A review by m_ess
Chasing Destiny by Eric Jerome Dickey

2.0

I think it may be the trashiest, most morally bankrupt book I've ever read, and I've read a lot of men's adventure fiction. It's awesome, in the horrible ironic sense the word has recently acquired.

First: credit where credit is due. The dialogue is amazing. And it's all perfectly pitched. Everyone in this book is incredibly melodramatic. It's like a soap opera on the page. You almost don't have to imagine the smash zooms and cheap key lighting. It's right there. It's in the dialogue. It's not even subtext. Characters talk about it. They compare themselves to the movies the author is ripping off. Shit is text.

That said, make no mistake, Chasing Destiny is a very, very bad book. Sure, it started strong, but by page ten I was rolling my eyes. The entire book exists at a level of simultaneous hand-wringing and voyeurism normally found on true crime TV shows and Law and Order: SVU. Conversations meandered on. Critical scenes were cut short. Words, phrases, facts and metaphors are repeated an nauseum in the space of a few pages and then immediately forgotten.

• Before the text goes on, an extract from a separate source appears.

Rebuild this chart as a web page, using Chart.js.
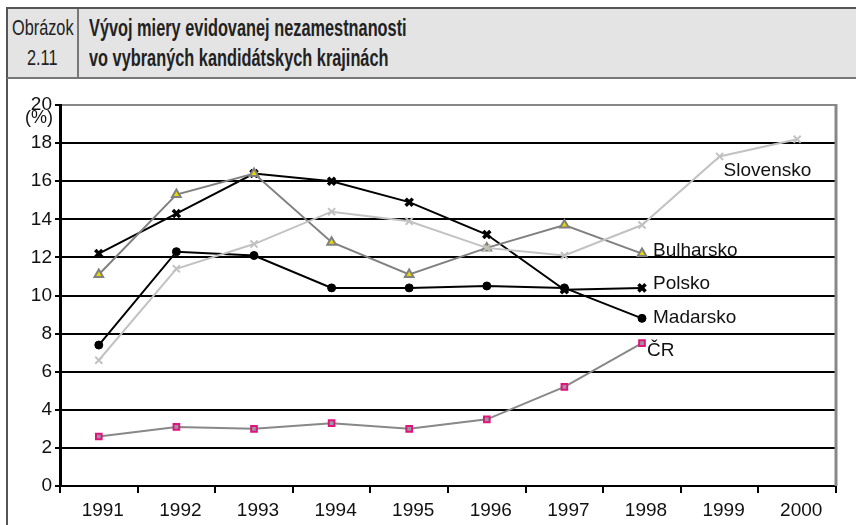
<!DOCTYPE html>
<html>
<head>
<meta charset="utf-8">
<script src="https://cdn.jsdelivr.net/npm/chart.js@4/dist/chart.umd.min.js"></script>
<style>
  html, body { margin: 0; padding: 0; background: #fff; }
  #wrap { position: relative; width: 856px; height: 525px; overflow: hidden; }
  #frame { position: absolute; left: 6px; top: 7px; width: 860px; height: 530px; border-left: 2px solid #555; }
  #head { position: absolute; left: 6px; top: 7px; width: 860px; height: 68px; background: #e4e4e4;
          border-top: 2px solid #555; border-bottom: 2px solid #777; border-left: 2px solid #555; z-index: 2; }
  #num { position: absolute; left: 0; top: 0; width: 69px; height: 68px; border-right: 2px solid #777; }
  .ln { position: absolute; white-space: nowrap; color: #222; transform-origin: 0 0; }
  .n { font: 22px "Liberation Sans", Arial, sans-serif; transform: scaleX(0.74); }
  .t { font: bold 23px "Liberation Sans", Arial, sans-serif; transform: scaleX(0.71); }
  #c { position: absolute; left: 0; top: 0; z-index: 1; }
</style>
</head>
<body>
<div id="wrap">
  <div id="frame"></div>
  <div id="head">
    <div id="num"></div>
    <div class="ln n" style="left:4px; top:6px">Obrázok</div>
    <div class="ln n" style="left:19px; top:36px">2.11</div>
    <div class="ln t" style="left:81px; top:6px">Vývoj miery evidovanej nezamestnanosti</div>
    <div class="ln t" style="left:81px; top:36px">vo vybraných kandidátskych krajinách</div>
  </div>
  <canvas id="c" width="856" height="525"></canvas>
</div>
<script>
const years = ['1991','1992','1993','1994','1995','1996','1997','1998','1999','2000'];
const slovensko = [6.6, 11.4, 12.7, 14.4, 13.9, 12.5, 12.1, 13.7, 17.3, 18.2];
const bulharsko = [11.1, 15.3, 16.4, 12.8, 11.1, 12.5, 13.7, 12.2, null, null];
const polsko    = [12.2, 14.3, 16.4, 16.0, 14.9, 13.2, 10.3, 10.4, null, null];
const madarsko  = [7.4, 12.3, 12.1, 10.4, 10.4, 10.5, 10.4, 8.8, null, null];
const cr        = [2.6, 3.1, 3.0, 3.3, 3.0, 3.5, 5.2, 7.5, null, null];
const yTicks = [0, 2, 4, 6, 8, 10, 12, 14, 16, 18, 20];

const FONT = '"Liberation Sans", Arial, sans-serif';

// names written next to the lines
const seriesLabels = {
  id: 'seriesLabels',
  afterDatasetsDraw(chart){
    const ctx = chart.ctx;
    ctx.save();
    ctx.font = '19px ' + FONT;
    ctx.fillStyle = '#111';
    ctx.textBaseline = 'middle';
    chart.data.datasets.forEach((ds, i)=>{
      const pt = chart.getDatasetMeta(i).data[ds.tagAt];
      ctx.fillText(ds.label, pt.x + ds.tagDx, pt.y + ds.tagDy);
    });
    // unit under the top tick + right border of the plot
    const y = chart.scales.y, a = chart.chartArea;
    ctx.textAlign = 'right';
    ctx.font = '18px ' + FONT;
    ctx.fillText('(%)', y.right - 7, y.getPixelForValue(20) + 13);
    ctx.strokeStyle = '#888';
    ctx.lineWidth = 3;
    ctx.beginPath(); ctx.moveTo(a.right, a.top - 1); ctx.lineTo(a.right, a.bottom); ctx.stroke();
    ctx.restore();
  }
};

new Chart(document.getElementById('c'), {
  type: 'line',
  data: {
    labels: years,
    datasets: [
      { label: 'Slovensko', data: slovensko, borderColor: '#c2c2c2', borderWidth: 2,
        pointStyle: 'crossRot', pointRadius: 5, pointBorderWidth: 2, pointBorderColor: '#c2c2c2',
        tagAt: 8, tagDx: 4, tagDy: 14 },
      { label: 'Bulharsko', data: bulharsko, borderColor: '#808080', borderWidth: 2,
        pointStyle: 'triangle', pointRadius: 5, pointBorderWidth: 2, pointBorderColor: '#808080', pointBackgroundColor: '#e8d800',
        tagAt: 7, tagDx: 11, tagDy: -3 },
      { label: 'Polsko', data: polsko, borderColor: '#000', borderWidth: 2,
        pointStyle: 'crossRot', pointRadius: 5, pointBorderWidth: 3.5, pointBorderColor: '#000',
        tagAt: 7, tagDx: 11, tagDy: -4 },
      { label: 'Madarsko', data: madarsko, borderColor: '#000', borderWidth: 2,
        pointStyle: 'circle', pointRadius: 4, pointBorderWidth: 1, pointBorderColor: '#000', pointBackgroundColor: '#000',
        tagAt: 7, tagDx: 11, tagDy: -1 },
      { label: 'ČR', data: cr, borderColor: '#888', borderWidth: 2,
        pointStyle: 'rect', pointRadius: 4, pointBorderWidth: 2, pointBorderColor: '#e0147f', pointBackgroundColor: '#999',
        tagAt: 7, tagDx: 5, tagDy: 8 }
    ]
  },
  options: {
    responsive: false,
    animation: false,
    spanGaps: false,
    layout: { padding: { top: 105, right: 20, left: 0, bottom: 0 } },
    plugins: { legend: { display: false }, tooltip: { enabled: false } },
    scales: {
      x: {
        offset: true,
        grid: { drawOnChartArea: false, offset: true, color: '#000', lineWidth: 2, tickLength: 7 },
        border: { color: '#000', width: 2 },
        ticks: { color: '#111', font: { family: FONT, size: 19 }, padding: 6, maxRotation: 0, labelOffset: 4 },
        afterFit(s){ s.height = 39; }
      },
      y: {
        min: 0, max: 20,
        afterBuildTicks(s){ s.ticks = yTicks.map(v=>({value: v})); },
        grid: { color: c => c.tick && c.tick.value === 20 ? '#888' : '#000', lineWidth: 2, tickLength: 5, tickColor: '#000' },
        border: { color: '#000', width: 3 },
        ticks: { color: '#111', font: { family: FONT, size: 19 }, padding: 3 },
        afterFit(s){ s.width = 60; }
      }
    }
  },
  plugins: [seriesLabels]
});
</script>
</body>
</html>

The massive character count and interconnection of events bogs down the narrative. A lot goes down but it takes hundreds of pages for the plot to progress even the tiniest amount. Then, Spoilers: The book falls apart. The ending is stretched and scattered to the point of anticlimax. The uplifting conclusion? It's the revelation that the entire book was a short and relatively pointless episode, one of many bad break-ups in the main character's life.

I know that by writing about it I've made this book sound much more interesting than it actually is. I know what you're thinking.

"That sounds interesting."
"It can't be that bad."
"Trashy is exactly what I'm looking for."

Perhaps even, "Those are all features, not bugs. Leave poor EJD alone. He knows what he's doing."

I want to set the record straight. Eric Jerome Dickey makes more money than god, so yeah, maybe he knows what he's doing, maybe he's exactly where he wants to be, but where he wants to be sucks. This book was hard to get through. This book hates women. This book needed an editor. This book wants to be porn and a pastor at the same time, but isn't particularly good at either. Was this book entertaining? Yes. Kind of. If you feel the urge to spend your time on this book, by all means indulge it. I did. But this book wasn't worth it.